February 14, 2013

Custodian farmers and global agro-biodiversity

This week I attended two conferences in Delhi (and have one left to go): one on "custodian farmers" and the other on global agro-biodiversity. My host organization did a large part of the work for the custodian farmers conference, which brought together 20-30 farmers from south and southeast Asia as well as experts in agro-biodiversity. It was interesting, definitely innovative, and somewhat logistically challenging to bring together farmers, some of whom had not travelled before, and who spoke at least 5-6 languages between the group. They each gave a short presentation that was translated by their country's research/NGO partner. Throughout the meeting I learned exactly what a custodian farmer is: someone who actively maintains, conserves, adapts, and shares agricultural biodiversity. Similar to what we might call "early adopters" or innovative farmers, although in some cases they said their communities did not recognize the importance of what they were doing. They have a lot of different motivations for doing this. Many of the farmers (which was a limited sample size, for sure, and only included one lady farmer) seemed to have some intrinsic motivation to conserve different species and varieties of crops. They were also motivated by financial benefit, and were very interested in how they could get more education, technology, and access to markets to make value-added products or to market their rare varieties.

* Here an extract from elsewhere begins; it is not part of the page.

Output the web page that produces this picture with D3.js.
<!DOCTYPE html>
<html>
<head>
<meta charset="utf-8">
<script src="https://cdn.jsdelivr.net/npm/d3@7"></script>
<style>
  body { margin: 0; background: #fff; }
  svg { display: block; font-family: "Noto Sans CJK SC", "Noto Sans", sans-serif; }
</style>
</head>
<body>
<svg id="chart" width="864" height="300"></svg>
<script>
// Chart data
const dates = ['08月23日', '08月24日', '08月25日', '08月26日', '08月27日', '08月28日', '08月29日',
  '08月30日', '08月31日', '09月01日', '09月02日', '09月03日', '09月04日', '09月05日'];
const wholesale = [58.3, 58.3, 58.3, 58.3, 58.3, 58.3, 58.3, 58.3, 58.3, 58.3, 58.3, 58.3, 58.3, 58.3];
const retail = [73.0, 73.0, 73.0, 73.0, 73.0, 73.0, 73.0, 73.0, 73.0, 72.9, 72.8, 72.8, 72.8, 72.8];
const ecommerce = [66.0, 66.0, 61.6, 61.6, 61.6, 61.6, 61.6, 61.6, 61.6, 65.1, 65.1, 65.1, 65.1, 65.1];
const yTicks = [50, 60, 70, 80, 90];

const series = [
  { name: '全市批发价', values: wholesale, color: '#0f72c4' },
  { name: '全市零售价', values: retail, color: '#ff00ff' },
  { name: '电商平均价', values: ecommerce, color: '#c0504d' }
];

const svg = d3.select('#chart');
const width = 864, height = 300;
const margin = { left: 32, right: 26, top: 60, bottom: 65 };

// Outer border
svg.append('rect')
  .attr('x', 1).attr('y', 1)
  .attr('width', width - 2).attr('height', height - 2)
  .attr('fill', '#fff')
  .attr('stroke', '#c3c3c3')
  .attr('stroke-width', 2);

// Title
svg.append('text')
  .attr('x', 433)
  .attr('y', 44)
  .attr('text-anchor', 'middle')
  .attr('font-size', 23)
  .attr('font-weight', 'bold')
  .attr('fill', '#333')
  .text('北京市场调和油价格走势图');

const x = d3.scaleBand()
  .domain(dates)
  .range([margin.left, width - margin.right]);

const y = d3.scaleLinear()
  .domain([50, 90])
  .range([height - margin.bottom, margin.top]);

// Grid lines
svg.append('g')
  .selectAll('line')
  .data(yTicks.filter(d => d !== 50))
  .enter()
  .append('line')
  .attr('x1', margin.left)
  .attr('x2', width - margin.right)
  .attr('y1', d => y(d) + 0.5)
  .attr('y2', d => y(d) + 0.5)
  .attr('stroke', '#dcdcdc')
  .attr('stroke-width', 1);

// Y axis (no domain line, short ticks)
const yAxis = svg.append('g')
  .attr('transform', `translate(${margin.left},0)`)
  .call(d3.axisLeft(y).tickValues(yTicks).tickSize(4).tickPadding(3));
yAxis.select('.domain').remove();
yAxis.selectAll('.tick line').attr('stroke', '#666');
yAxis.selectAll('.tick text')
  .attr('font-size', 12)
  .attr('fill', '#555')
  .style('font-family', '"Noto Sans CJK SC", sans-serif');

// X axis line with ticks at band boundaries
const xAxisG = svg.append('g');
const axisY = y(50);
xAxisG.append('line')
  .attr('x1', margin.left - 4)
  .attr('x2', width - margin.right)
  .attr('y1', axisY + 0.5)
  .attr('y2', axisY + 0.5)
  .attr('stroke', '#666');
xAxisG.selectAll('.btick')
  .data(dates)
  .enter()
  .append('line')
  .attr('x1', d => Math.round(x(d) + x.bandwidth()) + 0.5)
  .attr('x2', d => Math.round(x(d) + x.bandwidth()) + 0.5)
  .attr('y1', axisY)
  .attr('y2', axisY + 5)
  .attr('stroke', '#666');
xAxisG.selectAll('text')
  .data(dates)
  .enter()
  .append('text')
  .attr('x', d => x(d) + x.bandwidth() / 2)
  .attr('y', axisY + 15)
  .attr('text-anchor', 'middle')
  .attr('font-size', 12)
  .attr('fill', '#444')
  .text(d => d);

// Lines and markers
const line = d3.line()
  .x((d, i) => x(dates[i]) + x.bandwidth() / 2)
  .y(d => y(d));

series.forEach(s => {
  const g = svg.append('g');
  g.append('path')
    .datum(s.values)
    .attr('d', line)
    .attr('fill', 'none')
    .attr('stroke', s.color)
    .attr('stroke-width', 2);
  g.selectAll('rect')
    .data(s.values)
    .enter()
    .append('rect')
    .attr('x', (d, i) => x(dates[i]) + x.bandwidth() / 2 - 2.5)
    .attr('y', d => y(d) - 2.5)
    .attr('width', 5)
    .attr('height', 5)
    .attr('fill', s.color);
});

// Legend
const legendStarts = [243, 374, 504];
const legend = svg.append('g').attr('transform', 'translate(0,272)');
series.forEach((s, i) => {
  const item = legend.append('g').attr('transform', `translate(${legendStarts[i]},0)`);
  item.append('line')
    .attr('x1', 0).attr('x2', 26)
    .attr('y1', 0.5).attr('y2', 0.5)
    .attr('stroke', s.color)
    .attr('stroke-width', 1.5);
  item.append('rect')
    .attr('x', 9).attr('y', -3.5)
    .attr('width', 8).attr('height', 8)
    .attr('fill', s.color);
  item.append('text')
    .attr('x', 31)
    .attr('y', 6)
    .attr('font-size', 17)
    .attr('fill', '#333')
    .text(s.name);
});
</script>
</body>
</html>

The two-day workshop was very interesting to hear about some of the research and policy related to custodian farmers, and we also had some interactive (participatory agricultural research, you could call it) activities with the farmers about what they valued and what suggestions they have to get more people to become custodian farmers.

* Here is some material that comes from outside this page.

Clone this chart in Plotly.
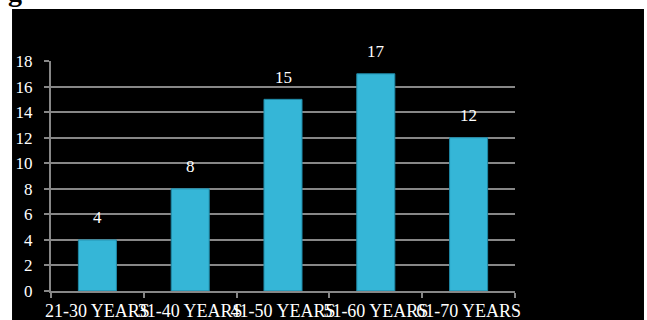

The next conference was a global consultation on agro-biodiversity, more specifically, plant genetic resources (for a brief background, see my previous posts here and here). I know that at previous conferences on this topic, there's always a lot of strain between the "global north" and the "global south" because the global south contains most of the in-situ (in nature, or on-farm) biodiversity, but the global north has historically housed most of that diversity in seed/gene-banks while southern countries sometimes struggle to build their capacity at collecting and banking different plant (and animal, insect, and microbial!) species/varieties. But attendees at this conference were mostly Indian scientists (India has one of the largest biodiversity collections), country-representatives from the global south, and international research center representatives. So it was interesting to hear the perspectives from this group of people, and for me to talk to a bunch of scientists who I have studied so much about!